TFG wield the axe as Everton dismiss Dyche
The Friedkin Group took their first major decision as owners of Everton when they announced the sacking of Sean Dyche three hours before the team were due to kick off against Peterborough United in the third round of the FA Cup.
Dyche appeared to be on thin ice following Saturday's dismal defeat at Bournemouth, where his side, having scored in just two of their previous 10 matches, failed to register a single shot on goal, but with no decision coming from the Blues' new hierarchy, it appeared as though the former Burnley boss would remain in his post for the time being.
Dyche took training and conducted his pre-match press conference at Finch Farm as usual on Tuesday as reports circulated that TFG were reviewing the status of his position at the club after almost two years in the job.

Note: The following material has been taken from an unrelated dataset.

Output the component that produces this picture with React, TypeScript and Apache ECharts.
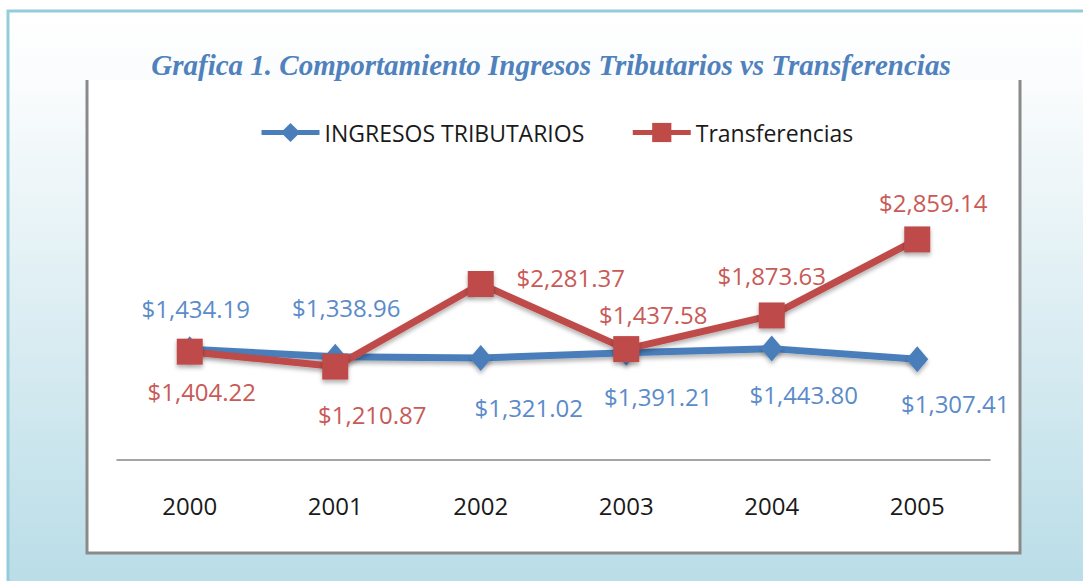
import React, { useEffect, useRef } from "react";
import * as echarts from "echarts";

const years = ["2000", "2001", "2002", "2003", "2004", "2005"];
const ingresosTributarios = [1434.19, 1338.96, 1321.02, 1391.21, 1443.8, 1307.41];
const transferencias = [1404.22, 1210.87, 2281.37, 1437.58, 1873.63, 2859.14];
const seriesNames = ["INGRESOS TRIBUTARIOS", "Transferencias"];
const titleText = "Grafica 1. Comportamiento Ingresos Tributarios vs Transferencias";

// label offsets (style only), relative to each point
const blueLabelOffsets = [
  [6, -41],
  [11, -49],
  [48, 49],
  [32, 44],
  [32, 46],
  [38, 44],
];
const redLabelOffsets = [
  [12, 40],
  [37, 48],
  [90, -7],
  [27, -35],
  [0, -40],
  [16, -37],
];

const fmt = (v: number) =>
  "$" + v.toLocaleString("en-US", { minimumFractionDigits: 2, maximumFractionDigits: 2 });

export default function App() {
  const ref = useRef<HTMLDivElement>(null);
  useEffect(() => {
    if (!ref.current) return;
    const chart = echarts.init(ref.current, null, { renderer: "svg" });
    const font = "Open Sans";
    const blue = "#4a7ebb";
    const red = "#be4b48";
    const shadow = { shadowColor: "rgba(0,0,0,0.3)", shadowBlur: 4, shadowOffsetY: 3 };
    chart.setOption({
      animation: false,
      backgroundColor: "#ffffff",
      graphic: [
        {
          type: "rect",
          z: -10,
          silent: true,
          shape: { x: 8, y: 11, width: 1100, height: 600 },
          style: {
            fill: new echarts.graphic.LinearGradient(0, 0, 0, 1, [
              { offset: 0, color: "#ffffff" },
              { offset: 0.12, color: "#fafcfd" },
              { offset: 1, color: "#b6dbe6" },
            ]),
            stroke: "#93cddc",
            lineWidth: 3,
          },
        },
        {
          type: "rect",
          z: -9,
          silent: true,
          shape: { x: 87, y: 80, width: 933, height: 473 },
          style: { fill: "#ffffff" },
        },
        {
          type: "polyline",
          z: -8,
          silent: true,
          shape: { points: [[87, 80], [87, 553], [1020, 553], [1020, 80]] },
          style: { stroke: "#8a8a8a", lineWidth: 3, fill: null },
        },
        {
          type: "text",
          z: 5,
          silent: true,
          style: {
            text: titleText,
            x: 551,
            y: 65,
            align: "center",
            verticalAlign: "middle",
            font: 'italic bold 29px "Liberation Serif"',
            fill: "#4f81bd",
          },
        },
      ],
      legend: {
        left: 254,
        top: 116,
        itemWidth: 58,
        itemHeight: 24,
        itemGap: 46,
        lineStyle: { width: 5 },
        textStyle: { fontFamily: font, fontSize: 23, color: "#1a1a1a" },
        data: seriesNames,
      },
      grid: { left: 117, right: 93, top: 190, bottom: 121 },
      xAxis: {
        type: "category",
        data: years,
        boundaryGap: true,
        axisLine: { show: true, lineStyle: { color: "#868686", width: 1.5 } },
        axisTick: { show: false },
        axisLabel: { fontFamily: font, fontSize: 24, color: "#1a1a1a", margin: 33 },
      },
      yAxis: {
        type: "value",
        min: 0,
        max: 3500,
        interval: 500,
        show: false,
        splitLine: { show: false },
      },
      series: [
        {
          name: seriesNames[0],
          type: "line",
          symbol: "diamond",
          symbolSize: [22, 26],
          color: blue,
          lineStyle: { width: 7, color: blue, ...shadow },
          itemStyle: { color: blue, ...shadow },
          label: {
            show: true,
            position: "inside",
            fontFamily: font,
            fontSize: 24,
            color: "#5b8bc9",
            formatter: (p: any) => fmt(p.value),
          },
          data: ingresosTributarios.map((v, i) => ({
            value: v,
            label: { offset: blueLabelOffsets[i] },
          })),
        },
        {
          name: seriesNames[1],
          type: "line",
          symbol: "rect",
          symbolSize: 26,
          color: red,
          lineStyle: { width: 7, color: red, ...shadow },
          itemStyle: { color: red, ...shadow },
          label: {
            show: true,
            position: "inside",
            fontFamily: font,
            fontSize: 24,
            color: "#c95a57",
            formatter: (p: any) => fmt(p.value),
          },
          data: transferencias.map((v, i) => ({
            value: v,
            label: { offset: redLabelOffsets[i] },
          })),
        },
      ],
    });
    return () => chart.dispose();
  }, []);
  return (
    <div
      ref={ref}
      style={{ position: "fixed", left: 0, top: 0, width: 1083, height: 581 }}
    />
  );
}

As it turned out a meeting between the two parties led to the relationship breaking down. The indications from the likes of Paul Joyce of The Times is that the Club's leadership felt that the manager had thrown the towel in and felt that he had taken Everton as far as he could, tantamount to "penning his own resignation letter and there was no going back from there".
Reports suggest that negotiations over Dyche's severance had delayed the confirmation of his departure, with an agreement over termination of his contract, set expire at the end of the season, finally reached this afternoon.
News broke shortly before 4:30pm this afternoon, first by reporters on social media, that the 53-year-old's contract had been terminated with immediate effect and that Club captain, Seamus Coleman, and Under-18s head coach, Leighton Baines, would take charge of the cup tie.
An announcement followed from Everton, with a statement to the effect that the process of appointing Dyche's replacement was underway.
Dyche was hired as Everton manager tasked with a rescue mission to keep the Toffees in the Premier League after Frank Lampard's once-promising tenure had collapsed amid a torrid run of results that reached its nadir in mid-January with a 2-0 defeat at West Ham United.
Lampard had overseen just three wins in 20 games and lost seven of his last eight in all competitions and left the Club sitting in the relegation zone and after Marcelo Bielsa's phased succession proposal was found to be unacceptable, Farhad Moshiri and the then-Everton board opted for Dyche.
A veteran of numerous relegation scrapes with Burnley and famed for his a no-nonsense approach, the Kettering-born coach was seen as the kind of fire-fighter the Blues needed and, starting with a gritty 1-0 home win over title-chasing Arsenal, Dyche began to haul Everton away from the bottom three.
However, with just three more wins from 16, it took a dramatic, final-day victory over Bournemouth at Goodison Park to ensure top-flight football for another season.
Dyche's first and only full season at the helm was complicated by a severely restricted transfer budget, the need to sell players like Alex Iwobi to avoid further trouble with regard to profitability and sustainability rules (PSR), and two points deductions handed down by the Premier League that kept Everton languishing in the lower reaches of the division.
Nevertheless, while the standard of football was often painful to endure and he set an unwanted club record in the Premier League for games without a win, he eventually steered the Blues to a 15th-place finish.
Though Amadou Onana was the next "high-value" asset that had to be moved on in the summer of 2024 to keep the PSR wolves from the door, optimism grew among supporters that the acquisitions of Iliman Ndiaye, Jesper Lindstrøm, Orel Mangala, Jake O'Brien and Armando Broja would enable Dyche to build on the defensive foundations he had built.
However, just as he had done a year previously, Dyche started the season in awful fashion with no wins in his first six League games and, despite picking up creditable draws in December against Arsenal, Chelsea and Manchester City, he had just three victories by the turn of the year.
Amid reports that he had intimated to the new ownership that he had taken Everton as far as he could, he was sacked today, with Fenerbahçe manager José Mourinho and former Toffees boss David Moyes the favourites to succeed him.